WRITTEN EXERCISE
Note each line of the listing that contains the string "this", and copy it.

:: RECORD EXTRACTS ::

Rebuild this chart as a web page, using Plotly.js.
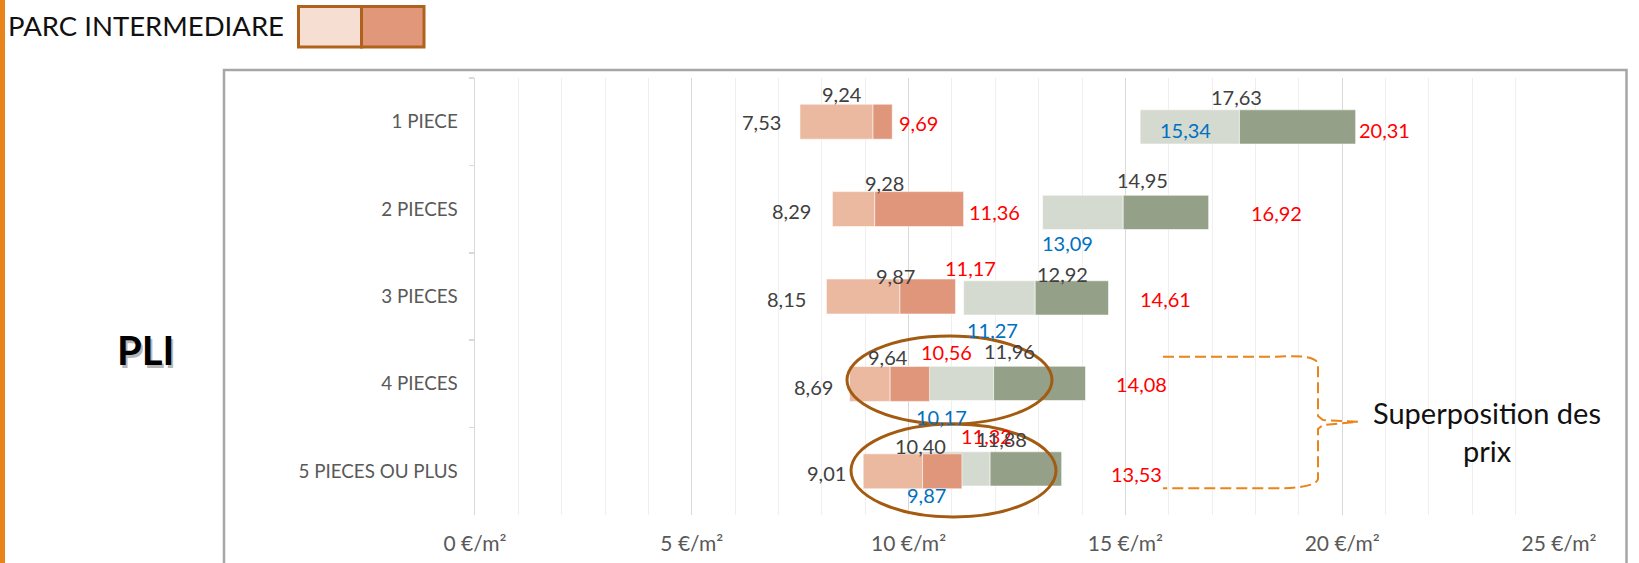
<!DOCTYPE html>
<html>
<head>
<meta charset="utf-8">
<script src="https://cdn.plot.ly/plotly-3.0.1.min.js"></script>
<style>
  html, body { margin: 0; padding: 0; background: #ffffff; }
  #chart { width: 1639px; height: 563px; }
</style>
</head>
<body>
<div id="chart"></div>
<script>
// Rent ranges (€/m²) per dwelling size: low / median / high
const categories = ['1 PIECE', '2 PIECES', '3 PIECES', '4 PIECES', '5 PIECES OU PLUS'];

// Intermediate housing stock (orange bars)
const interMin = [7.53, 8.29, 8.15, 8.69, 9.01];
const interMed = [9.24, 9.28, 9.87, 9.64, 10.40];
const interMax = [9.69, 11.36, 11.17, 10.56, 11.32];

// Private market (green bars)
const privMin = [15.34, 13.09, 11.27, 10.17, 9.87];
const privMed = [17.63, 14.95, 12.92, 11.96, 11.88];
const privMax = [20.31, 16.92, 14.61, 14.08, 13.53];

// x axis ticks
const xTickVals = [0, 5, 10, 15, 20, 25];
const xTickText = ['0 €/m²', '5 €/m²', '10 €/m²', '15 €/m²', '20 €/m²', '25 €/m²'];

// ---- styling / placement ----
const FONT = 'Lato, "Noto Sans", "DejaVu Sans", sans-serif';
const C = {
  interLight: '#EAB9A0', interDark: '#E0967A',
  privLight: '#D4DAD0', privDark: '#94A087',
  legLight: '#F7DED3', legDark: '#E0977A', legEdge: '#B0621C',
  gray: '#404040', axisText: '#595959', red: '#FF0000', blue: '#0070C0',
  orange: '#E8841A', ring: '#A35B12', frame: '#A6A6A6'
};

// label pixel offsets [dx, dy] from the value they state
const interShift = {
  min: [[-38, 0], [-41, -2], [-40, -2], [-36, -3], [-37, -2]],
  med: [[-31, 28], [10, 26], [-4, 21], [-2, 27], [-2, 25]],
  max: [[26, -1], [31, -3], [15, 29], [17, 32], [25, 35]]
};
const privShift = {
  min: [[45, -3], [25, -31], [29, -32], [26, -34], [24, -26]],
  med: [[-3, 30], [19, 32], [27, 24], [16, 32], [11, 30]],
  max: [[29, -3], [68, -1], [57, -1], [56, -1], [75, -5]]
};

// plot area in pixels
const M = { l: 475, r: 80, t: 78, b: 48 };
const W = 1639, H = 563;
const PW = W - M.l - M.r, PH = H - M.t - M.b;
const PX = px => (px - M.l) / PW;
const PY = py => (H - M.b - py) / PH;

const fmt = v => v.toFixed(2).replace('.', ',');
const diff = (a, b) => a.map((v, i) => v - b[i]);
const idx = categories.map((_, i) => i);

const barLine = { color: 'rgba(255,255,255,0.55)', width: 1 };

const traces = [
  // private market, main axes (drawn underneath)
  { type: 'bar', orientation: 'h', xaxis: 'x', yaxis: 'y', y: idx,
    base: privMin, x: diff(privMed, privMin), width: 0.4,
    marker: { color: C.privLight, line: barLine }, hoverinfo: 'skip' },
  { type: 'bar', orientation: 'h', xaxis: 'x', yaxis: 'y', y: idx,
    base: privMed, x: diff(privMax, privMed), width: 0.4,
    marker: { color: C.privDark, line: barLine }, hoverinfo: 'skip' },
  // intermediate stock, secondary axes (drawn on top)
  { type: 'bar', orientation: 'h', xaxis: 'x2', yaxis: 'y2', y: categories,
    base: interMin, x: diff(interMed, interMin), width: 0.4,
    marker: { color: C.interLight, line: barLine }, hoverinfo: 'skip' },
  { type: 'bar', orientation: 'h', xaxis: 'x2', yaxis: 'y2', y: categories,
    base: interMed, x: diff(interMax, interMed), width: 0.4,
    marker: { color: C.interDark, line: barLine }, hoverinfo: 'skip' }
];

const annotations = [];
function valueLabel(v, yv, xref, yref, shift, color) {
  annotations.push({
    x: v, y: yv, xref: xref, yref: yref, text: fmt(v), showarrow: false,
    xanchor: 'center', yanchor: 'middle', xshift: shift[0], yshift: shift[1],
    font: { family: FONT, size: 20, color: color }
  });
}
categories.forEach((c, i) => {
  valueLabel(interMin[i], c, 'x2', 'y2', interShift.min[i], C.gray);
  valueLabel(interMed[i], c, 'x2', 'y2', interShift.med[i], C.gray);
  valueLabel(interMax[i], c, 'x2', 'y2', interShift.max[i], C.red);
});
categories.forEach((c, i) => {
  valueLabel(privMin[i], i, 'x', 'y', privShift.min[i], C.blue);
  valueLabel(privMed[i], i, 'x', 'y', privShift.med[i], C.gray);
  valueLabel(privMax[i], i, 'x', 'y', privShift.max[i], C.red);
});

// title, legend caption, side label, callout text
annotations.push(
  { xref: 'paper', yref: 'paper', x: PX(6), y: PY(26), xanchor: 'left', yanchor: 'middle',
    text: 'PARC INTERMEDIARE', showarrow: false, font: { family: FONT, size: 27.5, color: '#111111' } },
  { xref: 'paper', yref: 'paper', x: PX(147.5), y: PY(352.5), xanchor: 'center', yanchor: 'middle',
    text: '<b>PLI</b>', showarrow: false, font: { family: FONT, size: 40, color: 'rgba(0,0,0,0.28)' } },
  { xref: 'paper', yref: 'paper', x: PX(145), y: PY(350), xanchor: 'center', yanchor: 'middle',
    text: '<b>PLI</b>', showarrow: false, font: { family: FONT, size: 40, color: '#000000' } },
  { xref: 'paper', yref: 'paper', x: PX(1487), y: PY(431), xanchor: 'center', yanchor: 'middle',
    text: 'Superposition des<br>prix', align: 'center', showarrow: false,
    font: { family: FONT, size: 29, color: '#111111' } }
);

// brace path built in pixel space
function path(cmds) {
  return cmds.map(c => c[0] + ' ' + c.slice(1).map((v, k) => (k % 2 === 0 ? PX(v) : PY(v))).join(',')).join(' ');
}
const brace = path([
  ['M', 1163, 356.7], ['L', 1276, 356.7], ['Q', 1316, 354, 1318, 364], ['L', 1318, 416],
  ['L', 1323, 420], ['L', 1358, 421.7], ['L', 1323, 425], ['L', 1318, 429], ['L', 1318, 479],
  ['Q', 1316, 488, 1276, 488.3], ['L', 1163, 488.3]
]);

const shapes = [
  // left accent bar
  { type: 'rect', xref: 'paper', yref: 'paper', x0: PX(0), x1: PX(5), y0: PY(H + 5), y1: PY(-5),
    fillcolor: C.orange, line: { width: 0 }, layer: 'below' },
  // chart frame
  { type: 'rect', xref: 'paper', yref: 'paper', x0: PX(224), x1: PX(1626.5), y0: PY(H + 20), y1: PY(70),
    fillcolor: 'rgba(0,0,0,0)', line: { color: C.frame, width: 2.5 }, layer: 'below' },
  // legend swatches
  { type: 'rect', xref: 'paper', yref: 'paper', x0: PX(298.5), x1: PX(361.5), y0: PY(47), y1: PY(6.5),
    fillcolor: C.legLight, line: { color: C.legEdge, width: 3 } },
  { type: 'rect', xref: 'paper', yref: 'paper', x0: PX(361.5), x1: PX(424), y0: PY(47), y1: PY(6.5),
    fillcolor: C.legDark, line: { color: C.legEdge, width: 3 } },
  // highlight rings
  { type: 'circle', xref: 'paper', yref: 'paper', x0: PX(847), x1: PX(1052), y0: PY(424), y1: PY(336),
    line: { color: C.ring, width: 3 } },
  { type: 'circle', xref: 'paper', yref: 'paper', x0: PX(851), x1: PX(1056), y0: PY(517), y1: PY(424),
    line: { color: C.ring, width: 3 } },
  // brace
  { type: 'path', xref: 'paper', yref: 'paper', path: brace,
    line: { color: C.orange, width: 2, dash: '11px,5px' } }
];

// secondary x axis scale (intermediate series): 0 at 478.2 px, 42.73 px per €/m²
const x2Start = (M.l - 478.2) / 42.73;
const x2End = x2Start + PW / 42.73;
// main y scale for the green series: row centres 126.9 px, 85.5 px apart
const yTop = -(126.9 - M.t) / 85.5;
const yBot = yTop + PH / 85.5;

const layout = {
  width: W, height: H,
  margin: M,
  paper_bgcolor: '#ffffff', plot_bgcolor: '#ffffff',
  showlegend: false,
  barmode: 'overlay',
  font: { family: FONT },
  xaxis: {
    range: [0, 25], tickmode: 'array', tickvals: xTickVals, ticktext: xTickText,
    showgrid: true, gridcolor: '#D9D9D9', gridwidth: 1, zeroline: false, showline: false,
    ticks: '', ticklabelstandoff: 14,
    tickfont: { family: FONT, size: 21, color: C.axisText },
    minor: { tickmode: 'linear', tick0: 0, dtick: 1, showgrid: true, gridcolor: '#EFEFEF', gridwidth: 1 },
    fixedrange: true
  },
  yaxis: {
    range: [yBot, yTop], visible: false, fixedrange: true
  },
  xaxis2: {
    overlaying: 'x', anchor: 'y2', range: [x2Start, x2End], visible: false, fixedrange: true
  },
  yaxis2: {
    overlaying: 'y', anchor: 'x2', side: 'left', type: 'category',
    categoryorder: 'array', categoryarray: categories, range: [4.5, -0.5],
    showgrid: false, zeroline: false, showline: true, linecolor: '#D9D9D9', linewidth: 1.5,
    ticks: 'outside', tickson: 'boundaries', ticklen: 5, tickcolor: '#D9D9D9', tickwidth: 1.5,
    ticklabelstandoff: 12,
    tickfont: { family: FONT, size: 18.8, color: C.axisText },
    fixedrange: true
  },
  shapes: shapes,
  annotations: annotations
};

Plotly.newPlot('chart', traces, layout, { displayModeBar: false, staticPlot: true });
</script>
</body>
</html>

:::
:: RECORD EXTRACTS ::

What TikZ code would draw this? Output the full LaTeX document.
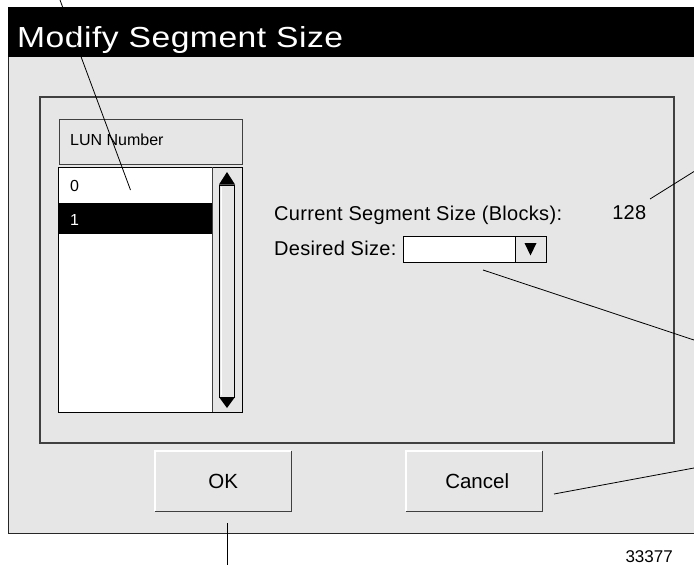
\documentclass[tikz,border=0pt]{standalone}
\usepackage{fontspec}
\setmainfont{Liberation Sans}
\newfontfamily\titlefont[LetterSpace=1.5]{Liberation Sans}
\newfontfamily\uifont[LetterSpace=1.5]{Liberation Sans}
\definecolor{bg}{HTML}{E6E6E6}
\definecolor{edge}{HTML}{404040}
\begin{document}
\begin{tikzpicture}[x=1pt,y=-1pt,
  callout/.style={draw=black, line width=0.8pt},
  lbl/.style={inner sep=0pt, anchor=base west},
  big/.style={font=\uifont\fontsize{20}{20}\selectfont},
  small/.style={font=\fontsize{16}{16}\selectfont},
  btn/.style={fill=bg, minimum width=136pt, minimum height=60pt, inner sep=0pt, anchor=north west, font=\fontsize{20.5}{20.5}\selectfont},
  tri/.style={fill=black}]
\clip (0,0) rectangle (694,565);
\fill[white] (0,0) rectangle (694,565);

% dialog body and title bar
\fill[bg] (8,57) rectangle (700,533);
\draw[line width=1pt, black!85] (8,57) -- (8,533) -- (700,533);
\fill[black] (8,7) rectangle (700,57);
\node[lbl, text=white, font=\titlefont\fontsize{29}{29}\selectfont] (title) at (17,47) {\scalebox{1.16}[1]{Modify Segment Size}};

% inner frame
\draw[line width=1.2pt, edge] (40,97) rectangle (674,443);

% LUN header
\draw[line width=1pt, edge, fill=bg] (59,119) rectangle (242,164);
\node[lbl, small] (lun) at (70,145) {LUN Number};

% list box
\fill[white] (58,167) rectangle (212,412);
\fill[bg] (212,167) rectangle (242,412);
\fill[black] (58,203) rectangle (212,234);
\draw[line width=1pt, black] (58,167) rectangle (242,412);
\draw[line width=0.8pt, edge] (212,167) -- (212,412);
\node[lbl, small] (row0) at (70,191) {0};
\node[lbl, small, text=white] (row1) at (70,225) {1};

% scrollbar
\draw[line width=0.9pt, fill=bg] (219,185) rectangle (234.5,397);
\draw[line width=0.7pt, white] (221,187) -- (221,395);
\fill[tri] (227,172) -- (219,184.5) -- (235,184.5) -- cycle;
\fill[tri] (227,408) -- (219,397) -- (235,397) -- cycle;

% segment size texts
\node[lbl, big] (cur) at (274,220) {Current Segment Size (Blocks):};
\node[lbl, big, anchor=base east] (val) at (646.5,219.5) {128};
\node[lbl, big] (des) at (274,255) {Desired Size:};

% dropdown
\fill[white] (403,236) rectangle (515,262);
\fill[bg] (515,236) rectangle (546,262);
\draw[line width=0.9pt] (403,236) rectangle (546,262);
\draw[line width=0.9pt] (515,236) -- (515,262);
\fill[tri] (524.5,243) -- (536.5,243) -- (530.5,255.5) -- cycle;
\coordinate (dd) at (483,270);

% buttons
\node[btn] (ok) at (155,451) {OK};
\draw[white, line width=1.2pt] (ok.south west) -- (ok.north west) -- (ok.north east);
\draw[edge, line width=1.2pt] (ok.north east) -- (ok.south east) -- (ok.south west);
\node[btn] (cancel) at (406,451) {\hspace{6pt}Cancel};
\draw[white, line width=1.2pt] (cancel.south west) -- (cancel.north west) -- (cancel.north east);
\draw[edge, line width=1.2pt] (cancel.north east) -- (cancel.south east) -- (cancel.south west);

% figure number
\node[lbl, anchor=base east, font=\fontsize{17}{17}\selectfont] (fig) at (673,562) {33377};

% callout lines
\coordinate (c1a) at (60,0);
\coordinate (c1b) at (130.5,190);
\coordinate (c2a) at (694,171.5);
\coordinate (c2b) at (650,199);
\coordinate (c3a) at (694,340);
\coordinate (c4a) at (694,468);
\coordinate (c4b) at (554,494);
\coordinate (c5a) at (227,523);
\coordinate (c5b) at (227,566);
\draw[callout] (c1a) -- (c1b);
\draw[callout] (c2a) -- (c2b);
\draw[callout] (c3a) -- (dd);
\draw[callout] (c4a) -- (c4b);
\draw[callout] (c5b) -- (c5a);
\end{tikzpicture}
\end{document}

:::

REPLY TO THE TASK
Rebuild this chart as a web page, using Plotly.js.
What TikZ code would draw this? Output the full LaTeX document.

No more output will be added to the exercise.